In our study, we administered Sch in the doses of 2 mg/kg and none of our patients coughed or gagged during intubation and none of the patient was excluded from the study because of this reason. In the study by Alexander and colleagues 21 , Sch 1mg/kg was used and few patients either gagged or coughed due to low dose of Sch used. So apart from the various drugs to be used to attenuate the hemodynamic response or increase in IOP to Sch and intubation, depth of anaesthesia should be maintained with the adequate doses of the induction agent and Sch.
We chose propofol as an induction agent instead of thiopentone sodium as it causes more decrease in IOP 17 than thiopentone but it has been seen that it causes significant hypotension 22 . In our study none of the patient had significant hypotension in any of the group because the patients chosen for our study were middle aged belonging to ASA class I or II with no cardiovascular disease.

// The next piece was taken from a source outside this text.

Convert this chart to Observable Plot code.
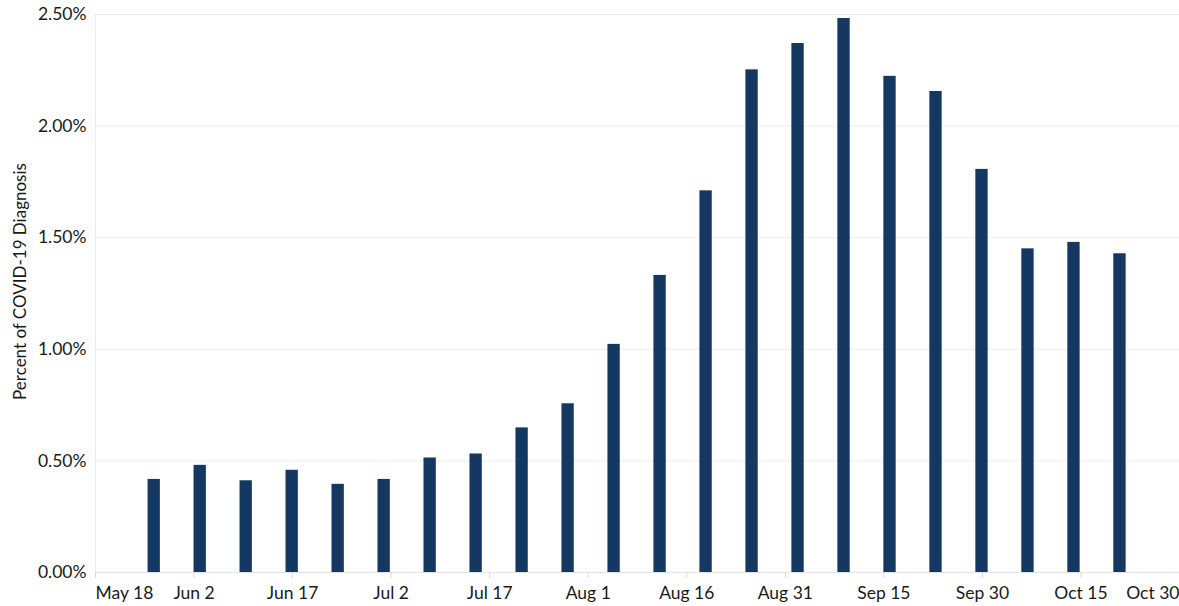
<!DOCTYPE html>
<html><head><meta charset="utf-8">
<script src="https://cdn.jsdelivr.net/npm/d3@7"></script>
<script src="https://cdn.jsdelivr.net/npm/@observablehq/plot@0.6"></script>
<style>body{margin:0;background:#fff;}</style>
</head><body><div id="chart"></div>
<script>
// Weekly bars (week start dates) and percent of tests with COVID-19 diagnosis
const weekStarts = ["2020-05-26","2020-06-02","2020-06-09","2020-06-16","2020-06-23","2020-06-30",
  "2020-07-07","2020-07-14","2020-07-21","2020-07-28","2020-08-04","2020-08-11","2020-08-18",
  "2020-08-25","2020-09-01","2020-09-08","2020-09-15","2020-09-22","2020-09-29","2020-10-06",
  "2020-10-13","2020-10-20"];
const percentValues = [0.417,0.480,0.411,0.458,0.395,0.417,0.513,0.531,0.648,0.756,1.022,1.331,
  1.710,2.252,2.370,2.482,2.223,2.155,1.806,1.450,1.479,1.428];
const xTickDates = ["2020-05-18","2020-06-02","2020-06-17","2020-07-02","2020-07-17","2020-08-01",
  "2020-08-16","2020-08-31","2020-09-15","2020-09-30","2020-10-15","2020-10-30"];
const xTickLabels = ["May 18","Jun 2","Jun 17","Jul 2","Jul 17","Aug 1","Aug 16","Aug 31",
  "Sep 15","Sep 30","Oct 15","Oct 30"];
const yTicks = [0, 0.005, 0.01, 0.015, 0.02, 0.025];
const yLabel = "Percent of COVID-19 Diagnosis";

const parse = d3.utcParse("%Y-%m-%d");
const data = weekStarts.map((d, i) => ({start: parse(d), end: d3.utcHour.offset(parse(d), 45), value: percentValues[i] / 100}));
const tickDates = xTickDates.map(parse);
const labelOf = new Map(tickDates.map((d, i) => [+d, xTickLabels[i]]));
const fmt = d => labelOf.get(+d);
const first = [tickDates[0]], last = [tickDates[tickDates.length - 1]], mid = tickDates.slice(1, -1);
const fs = 17.5;

const chart = Plot.plot({
  width: 1179, height: 606,
  marginTop: 14, marginBottom: 34, marginLeft: 95, marginRight: 0,
  style: {fontFamily: "Lato, 'Open Sans', sans-serif", fontSize: fs + "px", color: "#1a1a1a", background: "#fff"},
  x: {type: "utc", domain: [tickDates[0], tickDates[tickDates.length - 1]]},
  y: {domain: [0, 0.025]},
  marks: [
    Plot.gridY(yTicks, {stroke: "#ececec", strokeOpacity: 1}),
    Plot.ruleX(first, {stroke: "#ececec"}),
    Plot.ruleY([0], {stroke: "#e4e4e4"}),
    Plot.axisY(yTicks, {tickSize: 0, tickPadding: 9, tickFormat: d3.format(".2%"), label: null, fontSize: fs}),
    Plot.text([yLabel], {frameAnchor: "left", textAnchor: "middle", rotate: -90, dx: -75, dy: -12, fontSize: 17, fill: "#1a1a1a"}),
    Plot.axisX(tickDates, {text: null, tickSize: 6, stroke: "#d8d8d8", label: null}),
    Plot.axisX(mid, {tickSize: 0, tickPadding: 14, tickFormat: fmt, label: null, fontSize: fs}),
    Plot.axisX(first, {tickSize: 0, tickPadding: 14, tickFormat: fmt, label: null, textAnchor: "start", fontSize: fs}),
    Plot.axisX(last, {tickSize: 0, tickPadding: 14, tickFormat: fmt, label: null, textAnchor: "end", fontSize: fs}),
    Plot.rectY(data, {x1: "start", x2: "end", y: "value", fill: "#153862"})
  ]
});
document.getElementById("chart").append(chart);
</script></body></html>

The limitation of this study was that it was conducted in patients with normal eyes rather than on patients with open globe injuries. The sequence of IOP changes in patients with open globe or penetrating injuries may not be similar to those in patients with normal eyes. In an open globe, IOP is atmospheric and any increase in pressure results in further loss of ocular contents rather than increase in IOP. Another limitation of this study is that we have used butorphanol 1 mg and fentanyl 2µg/kg and we were not sure at the start of our study whether we have used equipotent doses of butorphanol to that of fentanyl.
In summary, our findings support the claim that Sch as well as endotracheal intubation cause an increase in IOP that can be prevented by achieving adequate depth of anaesthesia with the combination of butorphanol-propofol likewise the fentanyl-propofol combination. We conclude that 1 mg bolus of butorphanol obtunded the increase in IOP associated with Sch and tracheal intubation without any unwanted hemodynamic effects.